The voltage regulator can be wired to produce a constant output current. This is not suitable for some applications as many devices require a high current at start-up (motors and globes) while others require a varying current (amplifiers) for their operation.
However there are a few devices that need a constant current for their correct operation and one device is the Laser Diode.
The actual current requirement depends on the output of the diode and a standard 1 milliwatt type requires between 70 and 100 milliamp.
The characteristic voltage developed across the diode is less than 3v so that a 3-terminal regulator that goes down to 1.2v will be needed.
By simply connecting a resistor between the output of the regulator and the load, and taking the common or “adj” terminal as shown below, the output current can be set by the value of the resistor.
It works like this: No current “comes out” the adjust terminal. It is a “sense” line. It merely acts as the 0v reference line for the regulator. The only side issue is the current taken by the regulator flows through the adjust line and this is approximately 10mA. But in our discussion, this is ignored.
The voltage between the output terminal and “adjust” is fixed a 1.2v (for this type of regulator). The 18R resistor in the circuit is called a voltage dropping resistor. It is designed to produce a voltage across it according to the current flowing. If it is 18R, the current flow will be: 1.2/18 = 66milliamps. If the resistor is 10R, the current needed to produce 1.2v across the resistor is: 1.2/10 = 120milliamps. If we choose 15R, the current flow will be 1.2/15 = 80milliamps.
The laser diode in the example above requires a current between 70milliamps and 100 milliamps. You can choose 15R or 18R for the voltage-dropping resistor. How the 3-terminal regulator keeps the output current constant, even if the input voltage is increased:Firstly, the current through the “common” or “adj” lead is only about 10mA and this will not come into the discussion.
If the input voltage is increased, the output voltage will (may) increase and this will allow the load (the laser diode) to take more current. The increased current through the 15R or 18R resistor will increase the voltage across it ad this will be detected by the circuit inside the regulator. The circuit will “turn down” the output voltage and everything will be stabilised.
This type of circuit is needed to drive a laser diode from a battery supply. As the voltage drops, the constant-current circuit maintains the same current.
If the constant-current circuit is not included, the current to the laser diode would drop as the battery voltage falls and the laser diode would cease to operate if the current falls below a certain minimum.
All “Laser Pointers” have an inbuilt constant current circuit to maintain the operation of the laser.

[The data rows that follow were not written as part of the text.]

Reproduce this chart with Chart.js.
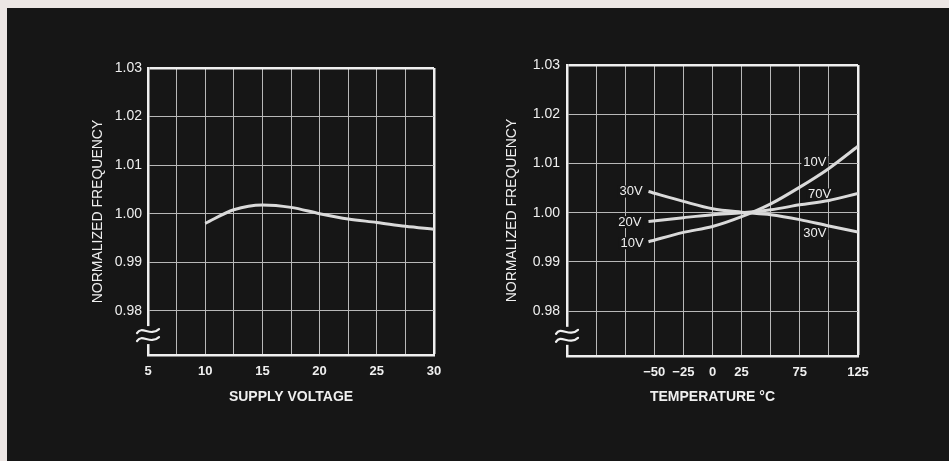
<!DOCTYPE html>
<html>
<head>
<meta charset="utf-8">
<script src="https://cdn.jsdelivr.net/npm/chart.js@4.4.1/dist/chart.umd.min.js"></script>
<style>
  html, body { margin: 0; padding: 0; width: 949px; height: 461px; overflow: hidden; background: #ece6e4; }
  .panel { position: absolute; left: 7px; top: 8px; width: 942px; height: 453px; background: #161616; }
  canvas { position: absolute; }
  #supplyChart { left: 40px; top: 40px; }
  #tempChart { left: 470px; top: 40px; }
</style>
</head>
<body>
<div class="panel"></div>
<canvas id="supplyChart" width="420" height="380"></canvas>
<canvas id="tempChart" width="420" height="380"></canvas>
<script>
// ---------- DATA ----------
const freqTicks = [0.98, 0.99, 1.00, 1.01, 1.02, 1.03];
const freqMin = 0.9709;
const freqMax = 1.03;

// left: frequency vs supply voltage
const voltTicks = [5, 7.5, 10, 12.5, 15, 17.5, 20, 22.5, 25, 27.5, 30];
const voltLabels = [5, 10, 15, 20, 25, 30];
const supplyVolts = [10, 12.5, 15, 17.5, 20, 22.5, 25, 27.5, 30];
const freqVsSupply = [0.9980, 1.0008, 1.0018, 1.0013, 1.0000, 0.9989, 0.9982, 0.9974, 0.9968];

// right: frequency vs temperature
const tempTicks = [-125, -100, -75, -50, -25, 0, 25, 50, 75, 100, 125];
const tempLabelValues = [-50, -25, 0, 25, 75, 125];
const tempLabelText = ['\u221250', '\u221225', '0', '25', '75', '125'];
const temps = [-55, -25, 0, 25, 50, 75, 100, 125];
const freq10V = [0.9941, 0.9960, 0.9972, 0.9992, 1.0018, 1.0052, 1.0090, 1.0135];
const freq20V = [0.9982, 0.9990, 0.9996, 1.0000, 1.0006, 1.0016, 1.0025, 1.0039];
const freq30V = [1.0043, 1.0023, 1.0008, 1.0001, 0.9996, 0.9986, 0.9973, 0.9961];

const curveLabels = ['30V', '20V', '10V', '10V', '70V', '30V'];
const curveLabelTemps = [-70, -71, -69, 88, 92, 88];
const curveLabelFreqs = [1.0043, 0.9981, 0.9938, 1.0103, 1.0037, 0.9957];

// ---------- STYLE ----------
const BG = '#161616';
const INK = '#efefef';
const GRID = '#b8b8b8';
const CURVE = '#dadada';
const FONT = "'Liberation Sans', Arial, sans-serif";

Chart.defaults.font.family = FONT;
Chart.defaults.color = INK;

const toPoints = (xs, ys) => xs.map((x, i) => ({ x, y: ys[i] }));

// ---------- PLUGINS ----------
const axisBreak = {
  id: 'axisBreak',
  afterDraw(chart, args, opts) {
    const { ctx, chartArea, scales } = chart;
    const x = chartArea.left;
    const y = scales.y.getPixelForValue(opts.at);
    ctx.save();
    ctx.fillStyle = BG;
    ctx.fillRect(x - 3, y - 9, 6, 18);
    ctx.strokeStyle = INK;
    ctx.lineWidth = 2.2;
    ctx.lineCap = 'round';
    [-4, 4].forEach(dy => {
      ctx.beginPath();
      ctx.moveTo(x - 11, y + dy + 2);
      ctx.bezierCurveTo(x - 6, y + dy - 6, x + 2, y + dy + 6, x + 11, y + dy - 2);
      ctx.stroke();
    });
    ctx.restore();
  }
};

// curve names: the box only hides the grid, the curves are drawn over it
function eachLabel(chart, opts, fn) {
  const { ctx, scales } = chart;
  ctx.save();
  ctx.font = '13px ' + FONT;
  ctx.textAlign = 'center';
  ctx.textBaseline = 'middle';
  opts.labels.forEach((txt, i) => {
    fn(ctx, txt, scales.x.getPixelForValue(opts.temps[i]), scales.y.getPixelForValue(opts.freqs[i]));
  });
  ctx.restore();
}

const curveText = {
  id: 'curveText',
  beforeDatasetsDraw(chart, args, opts) {
    if (!opts.labels) return;
    eachLabel(chart, opts, (ctx, txt, x, y) => {
      const w = ctx.measureText(txt).width;
      ctx.fillStyle = BG;
      ctx.fillRect(x - w / 2 - 2, y - 6, w + 4, 12);
    });
  },
  afterDatasetsDraw(chart, args, opts) {
    if (!opts.labels) return;
    eachLabel(chart, opts, (ctx, txt, x, y) => {
      ctx.fillStyle = INK;
      ctx.fillText(txt, x, y);
    });
  }
};

// ---------- CHART BUILDER ----------
function makeChart(id, cfg) {
  const xMin = cfg.xTicks[0], xMax = cfg.xTicks[cfg.xTicks.length - 1];
  return new Chart(document.getElementById(id), {
    type: 'line',
    data: {
      datasets: cfg.series.map(s => ({
        data: toPoints(s.x, s.y),
        borderColor: CURVE,
        borderWidth: 3,
        pointRadius: 0,
        cubicInterpolationMode: 'monotone',
        fill: false,
      }))
    },
    options: {
      responsive: false,
      animation: false,
      devicePixelRatio: 1,
      layout: { padding: cfg.padding },
      scales: {
        x: {
          type: 'linear',
          min: xMin,
          max: xMax,
          afterBuildTicks: s => { s.ticks = cfg.xTicks.map(v => ({ value: v })); },
          afterFit: s => { s.height = cfg.xAxisH; },
          ticks: {
            padding: 9,
            maxRotation: 0,
            autoSkip: false,
            color: INK,
            font: { size: 13, weight: 'bold' },
            callback: cfg.xLabel,
          },
          grid: {
            drawTicks: false,
            color: c => c.tick && c.tick.value === xMax ? INK : GRID,
            lineWidth: c => c.tick && c.tick.value === xMax ? 2.5 : 1,
          },
          border: { display: true, color: INK, width: 2.5 },
          title: {
            display: true,
            text: cfg.xTitle,
            color: INK,
            font: { size: 14, weight: 'bold' },
            padding: { top: 0, bottom: 14 },
          },
        },
        y: {
          type: 'linear',
          min: freqMin,
          max: freqMax,
          afterBuildTicks: s => { s.ticks = freqTicks.map(v => ({ value: v })); },
          afterFit: s => { s.width = cfg.yAxisW; },
          ticks: {
            padding: cfg.yTickPad,
            color: INK,
            font: { size: 14 },
            callback: v => v.toFixed(2),
          },
          grid: {
            drawTicks: false,
            color: c => c.tick && c.tick.value === freqMax ? INK : GRID,
            lineWidth: c => c.tick && c.tick.value === freqMax ? 2.5 : 1,
          },
          border: { display: true, color: INK, width: 2.5 },
          title: {
            display: true,
            text: 'NORMALIZED FREQUENCY',
            color: INK,
            font: { size: 14 },
            padding: { top: cfg.yTitlePad, bottom: 0 },
          },
        },
      },
      plugins: {
        legend: { display: false },
        tooltip: { enabled: false },
        axisBreak: { at: 0.9750 },
        curveText: cfg.text || {},
      },
    },
    plugins: [axisBreak, curveText],
  });
}

// ---------- CHARTS ----------
makeChart('supplyChart', {
  xTicks: voltTicks,
  xLabel: v => voltLabels.includes(v) ? String(v) : '',
  xTitle: 'SUPPLY VOLTAGE',
  series: [{ x: supplyVolts, y: freqVsSupply }],
  padding: { top: 28, right: 26, left: 0, bottom: 0 },
  xAxisH: 65,
  yAxisW: 108,
  yTickPad: 6,
  yTitlePad: 49.6,
});

makeChart('tempChart', {
  xTicks: tempTicks,
  xLabel: v => {
    const i = tempLabelValues.indexOf(v);
    return i >= 0 ? tempLabelText[i] : '';
  },
  xTitle: 'TEMPERATURE \u00B0C',
  series: [
    { x: temps, y: freq10V },
    { x: temps, y: freq20V },
    { x: temps, y: freq30V },
  ],
  padding: { top: 25, right: 32, left: 0, bottom: 0 },
  xAxisH: 64,
  yAxisW: 97,
  yTickPad: 7,
  yTitlePad: 33.6,
  text: { labels: curveLabels, temps: curveLabelTemps, freqs: curveLabelFreqs },
});
</script>
</body>
</html>
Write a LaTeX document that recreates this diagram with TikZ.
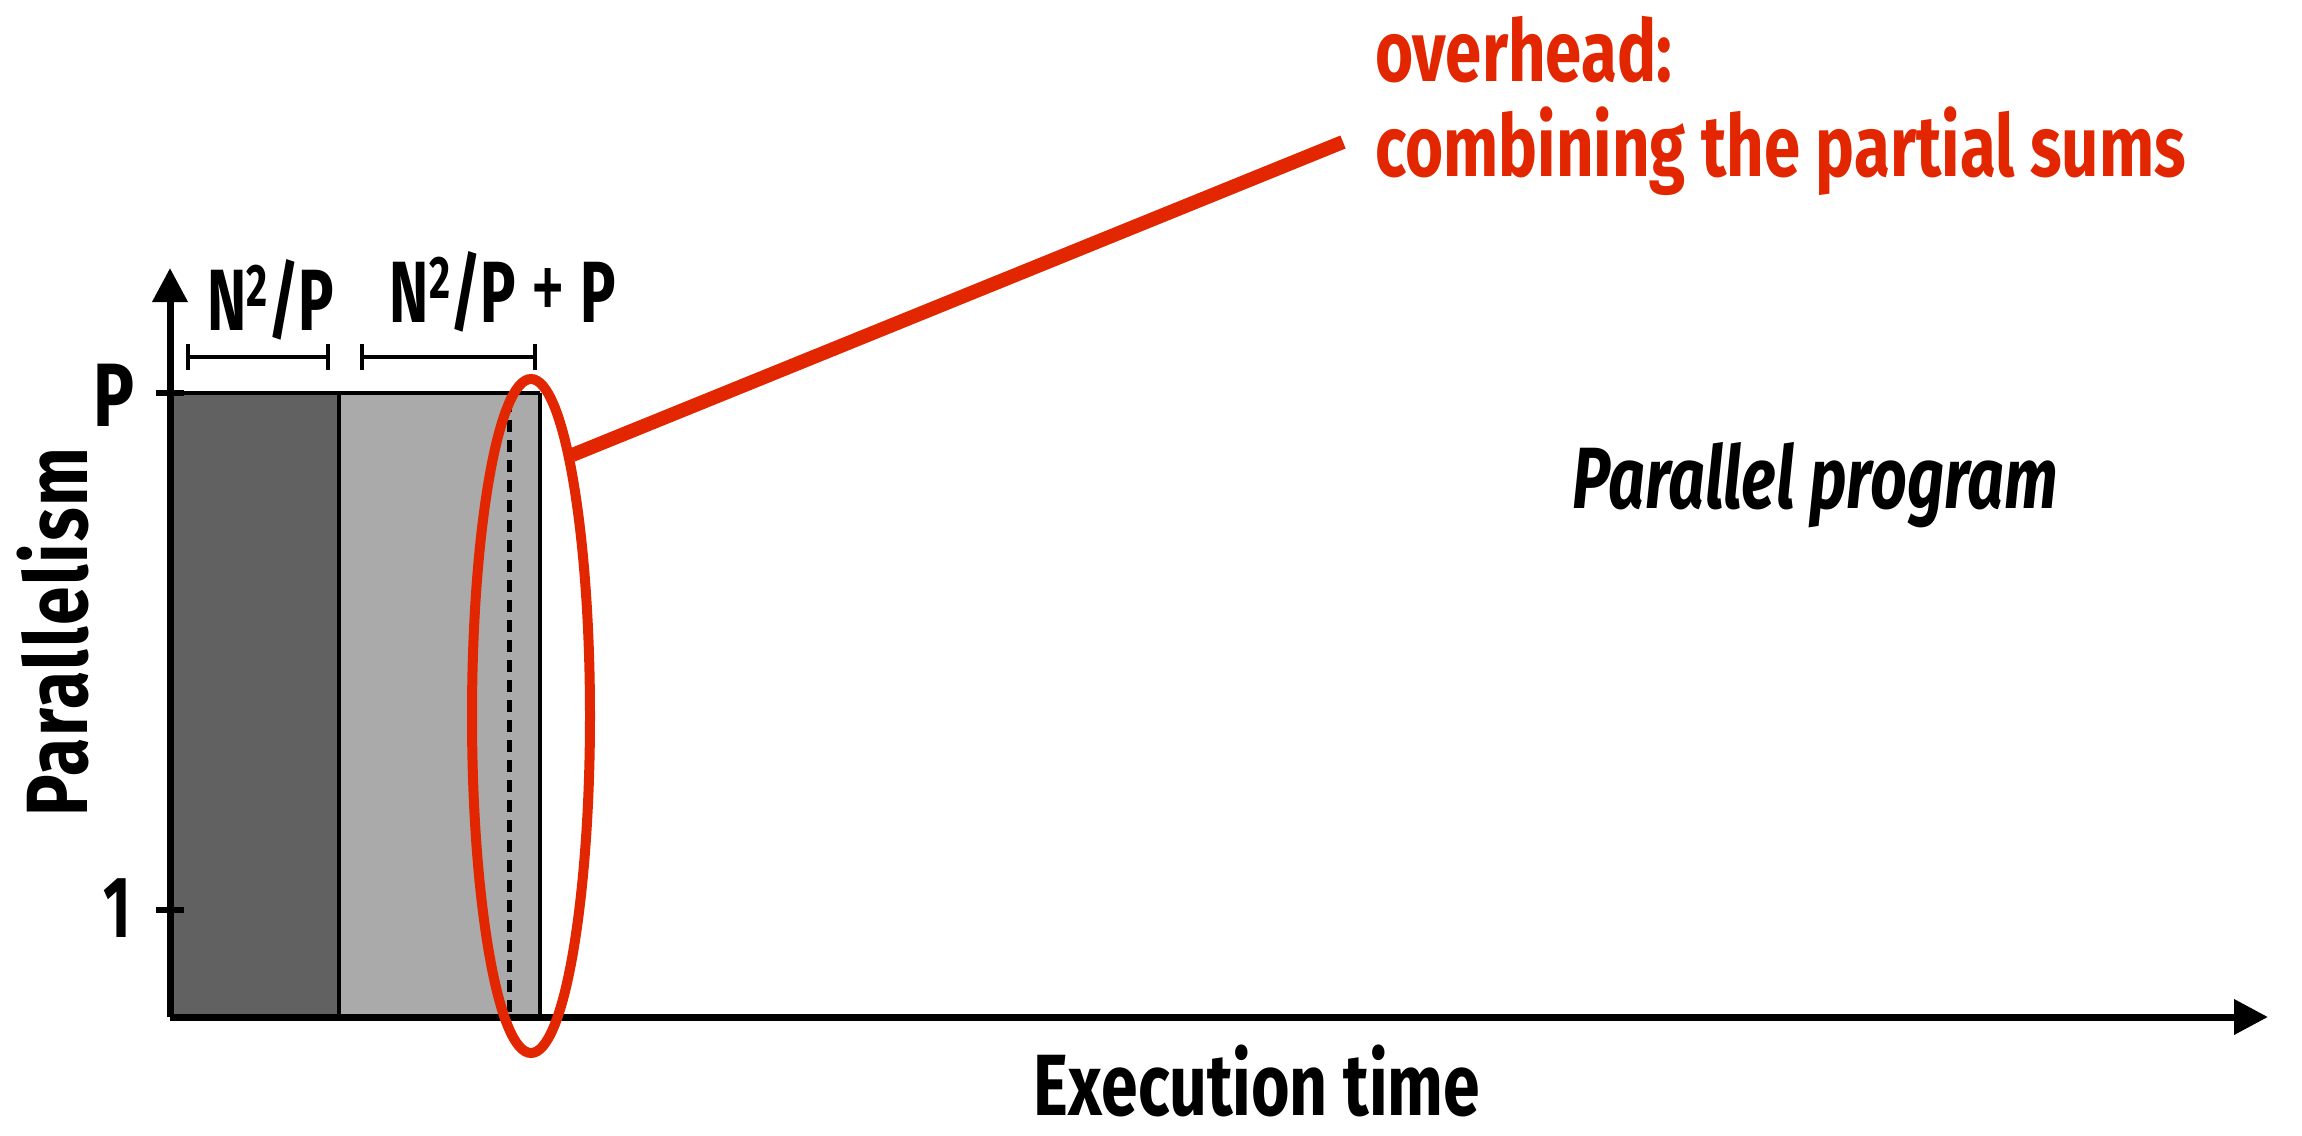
\documentclass[tikz,border=0pt]{standalone}
\usepackage{fontspec}
\setmainfont{Fira Sans}[FakeStretch=0.68]
\newfontfamily\titlefont{Fira Sans}[FakeStretch=0.76]
\newfontfamily\slantfont{Fira Sans}[FakeStretch=0.74]
\newfontfamily\spacedfont{Fira Sans}[FakeStretch=0.8,LetterSpace=2]
\usetikzlibrary{arrows.meta,shapes.geometric}
\definecolor{hotred}{RGB}{226,38,0}
\definecolor{phaseA}{RGB}{97,97,97}
\definecolor{phaseB}{RGB}{170,170,170}
\begin{document}
\begin{tikzpicture}[x=1pt,y=-1pt,
  axis/.style={line width=7pt,-{Triangle[length=34pt,width=34pt]}},
  phase/.style={draw=black,line width=4pt},
  tickmark/.style={line width=6pt},
  span/.style={line width=4pt,{Bar[width=26pt,line width=4pt]}-{Bar[width=26pt,line width=4pt]}},
  lbl/.style={inner sep=0pt,anchor=base,text depth=0pt,font=\fontsize{87}{90}\selectfont\bfseries},
  title/.style={lbl,font=\fontsize{87}{90}\selectfont\titlefont\bfseries},
  note/.style={inner sep=0pt,anchor=base west,text depth=0pt,text=hotred,font=\fontsize{86}{90}\selectfont\titlefont\bfseries}]
\useasboundingbox (0,0) rectangle (2302,1135);

% key points of the plot
\coordinate (origin) at (170,1017);
\coordinate (ytop) at (170,268);
\coordinate (xend) at (2268,1017);

% work phases
\fill[phaseA] (170,393) rectangle (339,1017);
\fill[phaseB] (339,393) rectangle (540,1017);
\draw[phase] (170,393) -- (540,393);
\draw[phase] (339,393) -- (339,1017);
\draw[phase] (540,393) -- (540,1017);
\draw[line width=5pt,dash pattern=on 12pt off 8pt] (509,400) -- (509,1017);

% axes
\draw[axis] (origin) -- (ytop);
\draw[axis] (origin) -- (xend);

% ticks on the parallelism axis
\coordinate (tickPa) at (156,393);
\coordinate (tickPb) at (184,393);
\coordinate (tick1a) at (156,910);
\coordinate (tick1b) at (184,910);
\draw[tickmark] (tickPa) -- (tickPb);
\draw[tickmark] (tick1a) -- (tick1b);
\node[lbl,font=\fontsize{90}{90}\selectfont\titlefont\bfseries] (labP) at (114,426) {P};
\node[lbl] (lab1) at (117,937) {1};

% duration spans
\coordinate (s1a) at (186,357);
\coordinate (s1b) at (330,357);
\coordinate (s2a) at (360,357);
\coordinate (s2b) at (537,357);
\draw[span] (s1a) -- (s1b);
\draw[span] (s2a) -- (s2b);
\node[lbl] (dur1) at (271,330) {N\raisebox{0.27em}{\fontsize{60}{60}\selectfont 2}/P};
\node[lbl] (dur2) at (503,322) {N\raisebox{0.27em}{\fontsize{60}{60}\selectfont 2}/P\,{\mdseries\fontsize{104}{104}\selectfont +}\,P};

% axis titles
\node[title] (xtitle) at (1257,1115) {Execution time};
\node[lbl,rotate=90,font=\fontsize{87}{90}\selectfont\spacedfont\bfseries] (ytitle) at (87,632) {Parallelism};
\node[lbl,font=\fontsize{87}{90}\selectfont\slantfont\bfseries\itshape] (prog) at (1815,508) {Parallel program};

% highlighted overhead
\node[draw=hotred,line width=10pt,ellipse,minimum width=118pt,minimum height=674pt,inner sep=0pt] (ring) at (531,716) {};
\coordinate (noteEnd) at (1343,142);
\draw[hotred,line width=14pt] (ring.81) -- (noteEnd);
\node[note] (note1) at (1375,81) {overhead:};
\node[note] (note2) at (1375,176) {combining the partial sums};
\end{tikzpicture}
\end{document}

Here is another circuit for a constant Current Source. Although the circuit is correct, it contains a number of items that should be addressed. The diode bridge should be drawn as a diamond to make it easy to see the four diodes are acting as a bridge. The 100u should show the positive lead to make it obvious the capacitor is an electrolytic and the LM317 should be drawn with the “out” terminal on the right side of the symbol so you can see exactly how the device is wired. It’s things like this that make a circuit quick and easy to read.